Thursday, August 27, 2009
I hate swine...the subhuman kind (Originally posted 11-8-05)
Is it just me or are all black people paranoid when it comes to cops? This morning while driving to work, there were cops every damn where. Now even though I hadn’t done anything, I felt guilty and afraid that without warning these dirty pigs were going to swoop down on me with merciless fury. I know that’s a little melodramatic….call it echoes from my revolutionary past life experiences. I don’t know but being in close proximity to cops makes my blood run cold. Behind my eyes I see the bullet riddled bodies of innocent men, women and children gunned down by crooked cops. I see the five-o directing fire hoses at peaceful demonstrators, children being tasered to the ground, billy clubs cracking black skulls open. Okay I know this is bordering on morbid so I’ll stop with the descriptions. The point is, I don’t trust or like cops. I never met a decent cop.
I dated a narcotics dick for a couple months last year and he was as crooked as they come. He openly admitted to me that he planted evidence on suspects, shook down drug dealers and confiscated money seized from raids. I was with him when he got the call that 5 of his equally crooked buddies were arrested by internal affairs. He was afraid they were going to snitch on him. He was also obsessed with me. He would call me 30 and 40 times a day asking me where I was and what I was doing, he always wanted to know what I was wearing...shit, on our fist date he masturbated my ring finger and told me I was "The One" and that he needed to get something to keep my finger warm. Talk about crazy. Oh, he was also in the army. I was afraid of his crazy ass.
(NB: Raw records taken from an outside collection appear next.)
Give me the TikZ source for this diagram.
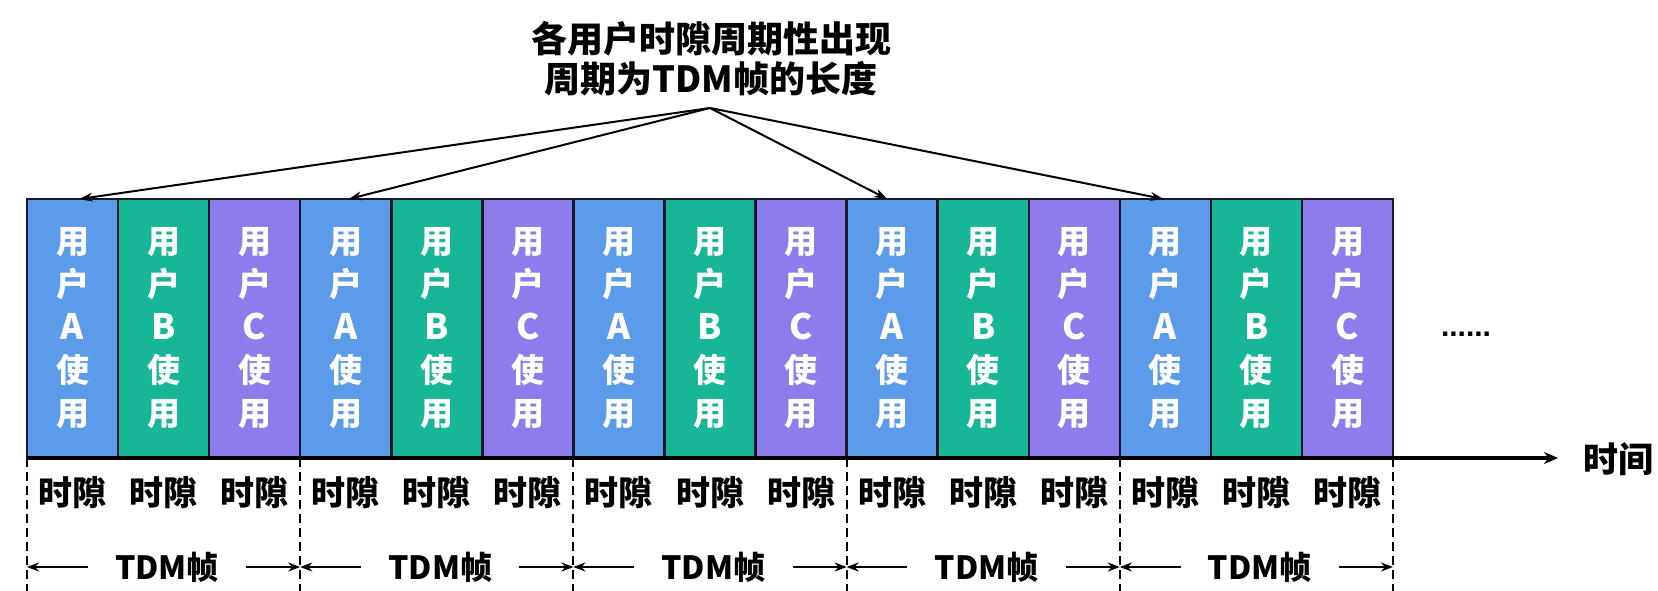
\documentclass[tikz,border=0pt]{standalone}
\usepackage{fontspec}
\newfontfamily\cjk{Noto Sans CJK SC}
\newfontfamily\lat{Liberation Sans}
\usetikzlibrary{arrows.meta}
\definecolor{ua}{RGB}{91,155,233}
\definecolor{ub}{RGB}{22,182,150}
\definecolor{uc}{RGB}{140,124,236}
\definecolor{edge}{RGB}{20,24,40}
\tikzset{
  slotbox/.style={draw=edge, line width=2.5pt, inner sep=0pt, outer sep=0pt,
    minimum width=91.07pt, minimum height=259pt, align=center, text=white,
    font=\cjk\bfseries\fontsize{33}{43}\selectfont},
  lbl/.style={font=\cjk\bfseries\fontsize{34}{40}\selectfont, text=black, inner sep=0pt},
  pointer/.style={line width=2pt, -{Stealth[length=13pt,width=9pt]}},
  framedash/.style={line width=2pt, dash pattern=on 9pt off 5pt},
  span/.style={line width=2pt, -{Stealth[length=12pt,width=9pt]}},
  axis/.style={line width=3.2pt, -{Stealth[length=14pt,width=12pt]}}
}
\newcommand{\slottext}[1]{用\\户\\{\fontsize{35}{43}\selectfont #1}\\使\\用}
\begin{document}
\begin{tikzpicture}[x=1pt,y=-1pt]
\useasboundingbox (0,0) rectangle (1658,591);
% slots
\foreach \i/\c/\u in {0/ua/A,1/ub/B,2/uc/C,3/ua/A,4/ub/B,5/uc/C,6/ua/A,7/ub/B,8/uc/C,9/ua/A,10/ub/B,11/uc/C,12/ua/A,13/ub/B,14/uc/C}{
  \node[slotbox, fill=\c] (s\i) at ({27+91.07*\i+45.53}, 328.5) {\slottext{\u}};
  \node[lbl] (t\i) at ({27+91.07*\i+45.53}, 493) {时隙};
}
% title
\node[lbl, font=\cjk\bfseries\fontsize{36}{40}\selectfont, align=center] (title) at (711,59) {各用户时隙周期性出现\\周期为TDM帧的长度};
\coordinate (apex) at (710,108);
\draw[pointer] (apex) -- ([xshift=7pt]s0.north);
\draw[pointer] (apex) -- ([xshift=3pt]s3.north);
\draw[pointer] (apex) -- ([xshift=-5pt]s9.north);
\draw[pointer] (apex) -- ([xshift=-2pt]s12.north);
% frame dashed lines
\foreach \j in {0,3,6,9,12}{
  \draw[framedash] (s\j.south west) -- ++(0,133);
}
\draw[framedash] (s14.south east) -- ++(0,133);
% TDM frame labels and arrows
\foreach \k in {0,...,4}{
  \pgfmathsetmacro\xa{27+273.2*\k}
  \node[lbl, font=\cjk\bfseries\fontsize{32}{40}\selectfont] (f\k) at ({\xa+140}, 567) {TDM帧};
  \coordinate (fl\k) at (\xa, 567);
  \coordinate (fr\k) at ({\xa+273.2}, 567);
  \draw[span] ([xshift=-27pt]f\k.west) -- (fl\k);
  \draw[span] ([xshift=27pt]f\k.east) -- (fr\k);
}
% time axis
\coordinate (axend) at (1558,458);
\draw[axis] (s0.south west) -- (axend);
\node[lbl, font=\cjk\bfseries\fontsize{35}{40}\selectfont] (time) at (1618,459) {时间};
% ellipsis
\node[font=\lat\bfseries\fontsize{30}{36}\selectfont, anchor=base, inner sep=0pt] (dots) at (1466,336) {......};
\end{tikzpicture}
\end{document}
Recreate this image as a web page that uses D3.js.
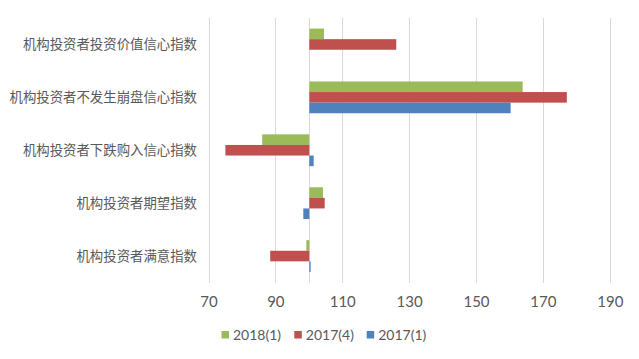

One night he got really drunk and tried to rape me. I knew if he succeeded there was no way I could go to the police because he's one of them, no one would ever believe me...
He was drunk as hell that night and acting stupid. He was also pissed because we'd been going out for a while (he considered 5 weeks a while) and I wouldn't have sex with him. I should have seen it coming. The man was so damn drunk that he could barely stand up but I swear he was like He-Man or some shit. We were lying on the bed (fully clothed) in his rec room watching Eddie Murphy dvd's. He started rubbing on me and trying to kiss me. I was not in the least amused or aroused. I still don't know why I decided to stay when I realized how wasted he was. Perhaps it was because he begged me...I like when they beg. At any rate, drunk as he was, I had to fight him off for over 5 minutes. The part that scared me was after he passed out from the struggle, I got up and took his gun out of the holster on the floor and put the muzzle to his head. Never in my life had I so strongly desired nor been so close to killing anyone. I swear I wanted to splash his brains all over that fucking room. But I didn't. That's life in prison if you murder a narc, maybe even death. I dropped the gun and just left. I didn't report it either. The next day he called me sounding nice as pie and asked me why I'd left. He didn't remember a damn thing. So I told him that he almost died that night and if he knew what was good for him he'd stay the fuck away from me.
He continued to call me every day 20-30 times a day for the next 2 weeks. I still look over my shoulder sometimes. But I digress….I cannot stand cops. Not just because of my limited personal experiences with them, but also because of all the things I have seen and heard. They are not to be trusted. Few of them are even human beings anymore. Just badges, guns and bad attitudes. God be with the next black man they pull over for "reasonable cause". We should all have dash mounted camcorders for our own safety.